Etwa ebenso viele kamen am Sonntag nach Erfurt, wo der Juso-Bundesvorsitzende Kevin Kühnert für die Ablehnung der großen Koalition warb. Er lasse die Argumentation nicht zu, dass sich die Sozialdemokraten zwischen den Alternativen GroKo oder Neuwahlen entscheiden müssten. "So billig ist das nicht." Derzeit können die etwa 463.000 SPD-Mitglieder per Briefwahl abstimmen, ob ihre Partei im Bund erneut in eine Regierung mit CDU und CSU gehen soll.

Die Parteimitglieder führten diese Diskussion mit großer Ernsthaftigkeit, sagte Nahles in Jena. "Jedes einzelne Mitglied hat es jetzt in der Hand." Nach mehreren Regionalkonferenzen habe sie den Eindruck, dass die innerparteiliche Debatte sachlicher werde. Auch der Thüringer SPD-Bundestagsabgeordnete Christoph Matschie sieht Anzeichen, dass die Skepsis an der Parteibasis in Thüringen, wo ein Landesparteitag im Dezember noch gegen eine neuerliche große Koalition gestimmt hatte, zurückgeht.

Es gebe "viele, die inzwischen auch nachdenklich geworden sind", sagte Matschie, der Mitglied des SPD-Bundesvorstandes ist, in Jena. Auch viele SPD-Wähler hätten diese Erwartung. "Und ich bin sicher, das wird das Abstimmverhalten auch bestimmen."

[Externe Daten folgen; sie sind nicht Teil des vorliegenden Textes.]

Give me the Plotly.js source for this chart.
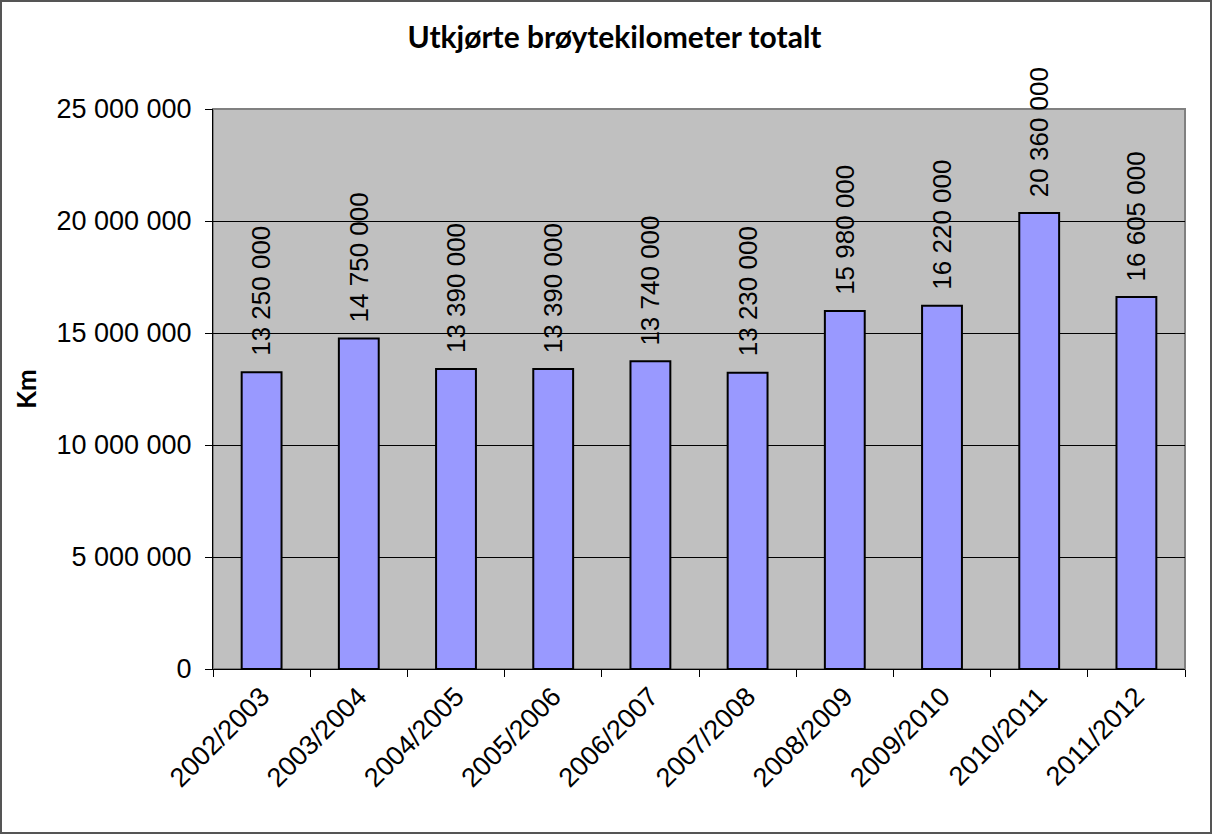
<!DOCTYPE html>
<html><head><meta charset="utf-8">
<script src="https://cdn.plot.ly/plotly-3.0.1.min.js"></script>
<style>
html,body{margin:0;padding:0;background:#fff;}
#wrap{position:absolute;left:0;top:0;width:1212px;height:834px;box-sizing:border-box;border:2px solid #555;}
#chart{position:absolute;left:0;top:0;width:1212px;height:834px;}
</style></head>
<body><div id="chart"></div><div id="wrap"></div>
<script>
const seasons = ["2002/2003","2003/2004","2004/2005","2005/2006","2006/2007","2007/2008","2008/2009","2009/2010","2010/2011","2011/2012"];
const km = [13250000,14750000,13390000,13390000,13740000,13230000,15980000,16220000,20360000,16605000];
const yTicks = [0,5000000,10000000,15000000,20000000,25000000];

function fmt(v){ return String(v).replace(/\B(?=(\d{3})+(?!\d))/g," "); }

const font = "Liberation Sans, Arial, sans-serif";
const tfont = "Lato, Open Sans, sans-serif";
const annotations = seasons.map((s,i)=>({
  x: s, y: km[i], xref:'x', yref:'y', text: fmt(km[i]), showarrow:false,
  textangle:-90, yanchor:'bottom', xanchor:'center', yshift:14,
  font:{family:font,size:26,color:'#000'}
}));

Plotly.newPlot('chart',[{
  type:'bar', x:seasons, y:km,
  marker:{color:'#9999FF', line:{color:'#000', width:2}},
  hoverinfo:'none'
}],{
  width:1212, height:834,
  margin:{l:213,r:27,t:109,b:165},
  paper_bgcolor:'#fff', plot_bgcolor:'#C0C0C0',
  bargap:0.59,
  showlegend:false,
  title:{text:'<b>Utkjørte brøytekilometer totalt</b>', font:{family:tfont,size:30,color:'#000'}, x:0.507, xanchor:'center', y:0.955, yanchor:'middle'},
  xaxis:{type:'category', tickangle:-45, tickfont:{family:font,size:27,color:'#000'},
    ticks:'outside', tickson:'boundaries', ticklen:7, tickcolor:'#000',
    showline:true, linecolor:'#000', linewidth:1, showgrid:false, mirror:false},
  yaxis:{range:[0,25000000], tickvals:yTicks, ticktext:yTicks.map(fmt),
    tickfont:{family:font,size:27,color:'#000'}, ticks:'outside', ticklen:7, tickcolor:'#000',
    ticklabelstandoff:8,
    showline:true, linecolor:'#000', linewidth:1, gridcolor:'#000', gridwidth:1, zeroline:false,
    title:{text:'<b>Km</b>', font:{family:tfont,size:26,color:'#000'}, standoff:12}},
  shapes:[{type:'rect', xref:'paper', yref:'paper', x0:0, x1:1, y0:0, y1:1, line:{color:'#808080', width:2}, layer:'below'}],
  annotations: annotations
},{displayModeBar:false, staticPlot:true});
</script></body></html>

Die Stimmung an der Basis sei sehr gespalten, sagte Holger Becker, SPD-Mitglied aus Jena, vor Konferenzbeginn. Er neige eher zu einer großen Koalition. "Ich sehe keine Alternative, eine Neuwahl macht nur die AfD stark." Andere Teilnehmer blieben auch nach der Konferenz auf Gegenkurs. Er sei gegen die GroKo, sagte Kurt Neumann aus dem Landkreis Harz (Sachsen-Anhalt). Ein junger Sozialdemokrat aus Jena sagte, er sei nach wie vor noch nicht entschieden. "?Aber der Parteivorstand hat es geschafft, gute Gründe für ein Ja zu liefern."?

Der sächsische SPD-Landesvorsitzende Martin Dulig sprach in Jena von einem sehr ernsthaften inhaltlichen Ringen. "Hier wird nicht über eine Performance abgestimmt", sagte er am Rande des Treffens. "Auch diejenigen, die gegen eine große Koalition sind, haben das Wohl der SPD im Blick – genauso wie diejenigen, die für eine Fortsetzung der Koalition sich einsetzen."

Der Parlamentarische Geschäftsführer der SPD-Bundestagsfraktion, Carsten Schneider, räumte am Rande der Konferenz Fehler der Parteiführung bei der Entscheidung über Koalitionsverhandlungen ein. "Wir haben relativ viele Volten geschlagen." Der entscheidende Fehler sei gewesen, dass die SPD gleich nach dem Scheitern der Jamaika-Koalitionsverhandlungen mögliche Gespräche abgelehnt habe.

Die Mitgliederabstimmung in der SPD läuft noch bis zum 2. März. Das Ergebnis soll am 4. März verkündet werden.